Нет, без людей я обходиться не могу, но через некоторое время они уже мне надоедают и начинают раздражать. И я бегу в свою «конуру» и обращаюсь к книгам, мечтам. А ночами снятся золотые сны. По утрам подушка мокрая от слез (вот ведь какой сентиментальный).
Я очень люблю детей и страдаю за тех, кто сейчас живет той же жизнью, за тем же «забором», что и я когда-то. Но со своей несдержанностью, горячностью, вспыльчивостью боюсь идти к ним, да и боюсь, что надолго не хватит. Ведь только говорить красиво научился. А душа болит. Она зовет к тем детям. Я не хочу, чтобы «мучились» они там, подобно мне. Что же сделать для них? Как сделать, чтобы не было в их глазах печали? Чтобы не испытывали, как я, «комплекс неполноценности детдомовца». Как?
А тут еще мое дурацкое стремление к славе. Тянет в кинематограф. Научился в детстве рожи корчить, выступать на сцене. А теперь без этого не могу. Это, как наркотик, помогало мне хотя бы на время забывать о своей «неполноценности». Я был на сцене, и в эти минуты я владел залом, я был выше зрителей, я смеялся над ними, а они надо мной. Но действие «наркотика» кончалось, и вновь хандра, апатия, самокопание мучили меня. И я ничего не мог с собой поделать.
Потом наступали приливы бешеной энергии, и я хотел писать книги, ставить спектакли, снимать фильмы, чтобы кто-то потом не испытывал моих болей, а тот, кто принес эту боль, вдруг осознал, будучи потрясенный самой страшной трагедией — трагедией детской души: потерей веры в добро.
Я понимаю, что это наивно, но мне иногда хочется всех осчастливить, всех сделать добрыми, слышать смех, видеть веселые глаза. Но… это на расстоянии. Я — на сцене, экране, в книге, они — в зале, дома, в театре. То есть я боюсь близкой встречи с ними.
Я по-прежнему в детстве, я боюсь уйти из него и прийти во взрослый мир.
Я не хочу принимать его, но он завоевывает меня.
Уже начинаю приспосабливаться, усваивать условности.
С прекрасным успехом строю загородки, что еще больше и надежнее отрывает меня от людей, оставляет боль мою со мной. Я в свое время мечтал поставить Ваши «Солнечное затмение» и «Благие намерения». Я хотел, чтобы люди были потрясены, чтобы проснулись от спячки, чтобы сломали свои перегородки и прозрели вдруг, увидев страдающие души маленьких людей, людей растущих, поэтому особенно ранимых. Но теперь стал сомневаться: а надо ли это кому-то? Изменится что-нибудь? И кому какое дело до моих или чьих-то болей?
И чем дольше я живу, тем больше одолевают меня эти сомнения.

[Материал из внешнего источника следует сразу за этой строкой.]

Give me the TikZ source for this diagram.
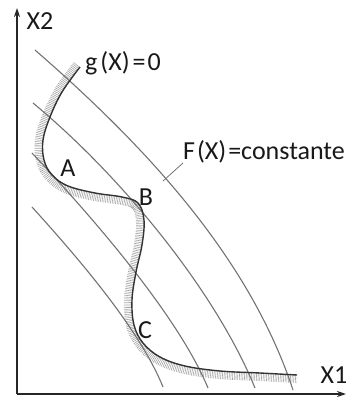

«Зачем же я Вам пишу?» — снова и снова задаю себе вопрос. И чем ближе подхожу к концу письма, тем больше страшусь того, что и Вы что-то знаете о моей боли, заглянули в приоткрытую душу, когда из нее вырывалась очередная порция боли. Не хочу заново перечитывать письмо, исправлять ошибки. Боюсь, что тогда совсем его не отправлю! И все же пишу, потому что на что-то надеюсь. Может быть, на встречное движение души человеческой? Но кто же тогда я такой, чтобы меня надо было понимать? Может, ничего не надо?! Пишу это, я все равно надеюсь на что-то. Вдруг чья-то душа отзовется, вдруг кого-то не испугает моя боль, вдруг кому-то понадобится «бесприданник», этот колючий, злой, нелюдимый клоун-человек! Пишу и надеюсь! Пишу и боюсь! И снова сомнения! Но боль уже отошла. Стало легче. И за это Вам спасибо, что «выслушали» меня не перебивая (преимущество письма).
Очень прошу извинить меня, что лезу к Вам со своими болячками. Хоть и писал Михаил Светлов, что боль надо держать в себе, я уже не могу. Это письмо можно было бы и не посылать, но боюсь, что боль опять придет и станет еще ужасней. И тогда я, боюсь, не выдержу.